┌────────
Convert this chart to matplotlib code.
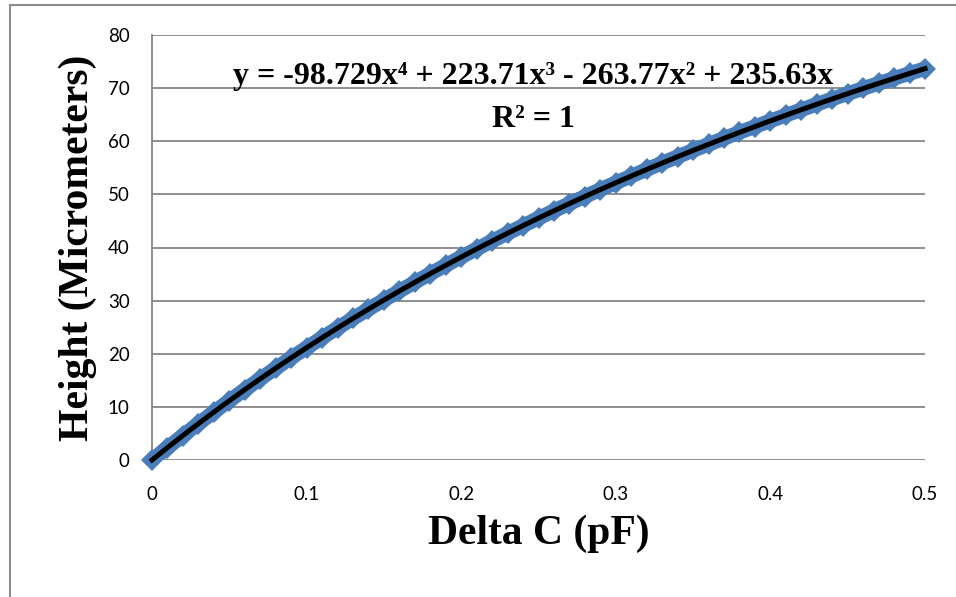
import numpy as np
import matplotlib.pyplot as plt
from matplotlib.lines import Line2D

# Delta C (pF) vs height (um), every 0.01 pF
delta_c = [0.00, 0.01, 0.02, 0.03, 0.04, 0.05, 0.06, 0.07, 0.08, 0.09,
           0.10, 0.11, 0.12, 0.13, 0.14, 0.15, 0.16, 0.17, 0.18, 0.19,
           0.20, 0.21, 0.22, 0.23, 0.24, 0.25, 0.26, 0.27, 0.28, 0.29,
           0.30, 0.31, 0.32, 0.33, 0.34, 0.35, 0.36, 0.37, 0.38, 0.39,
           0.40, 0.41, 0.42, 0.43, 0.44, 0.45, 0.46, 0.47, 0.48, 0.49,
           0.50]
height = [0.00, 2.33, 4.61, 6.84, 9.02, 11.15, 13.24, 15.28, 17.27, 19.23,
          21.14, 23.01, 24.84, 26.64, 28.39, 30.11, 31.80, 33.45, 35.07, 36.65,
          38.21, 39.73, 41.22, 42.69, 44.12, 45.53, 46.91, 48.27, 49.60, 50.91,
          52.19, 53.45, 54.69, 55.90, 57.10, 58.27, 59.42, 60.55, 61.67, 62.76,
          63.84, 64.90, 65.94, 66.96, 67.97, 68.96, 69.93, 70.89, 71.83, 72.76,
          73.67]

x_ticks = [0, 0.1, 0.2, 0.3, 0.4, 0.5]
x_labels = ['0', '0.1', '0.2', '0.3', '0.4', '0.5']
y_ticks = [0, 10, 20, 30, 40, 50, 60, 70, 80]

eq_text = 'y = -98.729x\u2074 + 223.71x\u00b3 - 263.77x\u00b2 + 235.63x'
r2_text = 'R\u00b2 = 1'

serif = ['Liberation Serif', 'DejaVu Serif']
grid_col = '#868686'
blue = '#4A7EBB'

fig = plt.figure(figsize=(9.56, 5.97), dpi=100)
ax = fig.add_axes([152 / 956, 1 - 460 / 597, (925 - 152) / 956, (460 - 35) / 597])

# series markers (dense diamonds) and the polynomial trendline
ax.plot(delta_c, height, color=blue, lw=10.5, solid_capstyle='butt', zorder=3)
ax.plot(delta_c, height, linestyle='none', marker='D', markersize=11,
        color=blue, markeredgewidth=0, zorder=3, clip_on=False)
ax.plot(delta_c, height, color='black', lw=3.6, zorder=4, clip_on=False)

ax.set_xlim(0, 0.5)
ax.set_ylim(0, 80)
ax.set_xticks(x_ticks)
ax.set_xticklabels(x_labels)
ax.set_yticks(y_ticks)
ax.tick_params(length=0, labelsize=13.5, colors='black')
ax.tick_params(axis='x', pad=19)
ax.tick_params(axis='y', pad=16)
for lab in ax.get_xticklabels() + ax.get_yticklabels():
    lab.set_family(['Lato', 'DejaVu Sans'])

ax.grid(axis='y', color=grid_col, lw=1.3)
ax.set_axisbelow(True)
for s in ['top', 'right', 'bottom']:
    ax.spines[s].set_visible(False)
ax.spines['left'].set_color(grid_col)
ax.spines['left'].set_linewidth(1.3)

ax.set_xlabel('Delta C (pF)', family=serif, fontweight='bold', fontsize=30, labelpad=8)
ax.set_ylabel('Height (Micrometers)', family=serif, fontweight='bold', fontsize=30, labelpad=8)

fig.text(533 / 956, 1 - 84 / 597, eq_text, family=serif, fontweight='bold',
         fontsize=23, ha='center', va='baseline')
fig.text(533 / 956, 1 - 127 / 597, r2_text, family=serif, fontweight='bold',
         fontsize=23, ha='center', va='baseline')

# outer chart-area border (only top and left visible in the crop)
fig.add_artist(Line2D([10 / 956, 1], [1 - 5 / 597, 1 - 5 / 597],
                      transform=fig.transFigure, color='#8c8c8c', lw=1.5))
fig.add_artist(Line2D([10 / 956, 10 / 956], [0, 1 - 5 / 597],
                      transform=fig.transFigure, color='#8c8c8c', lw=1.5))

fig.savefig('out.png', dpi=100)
└────────
**Problem statement:** Up to and including the line with "from matplotlib.lines import Line2D", copy the data above from its first line. Skip pictures.

**Complete output:**
Convert this chart to matplotlib code.
import numpy as np
import matplotlib.pyplot as plt
from matplotlib.lines import Line2D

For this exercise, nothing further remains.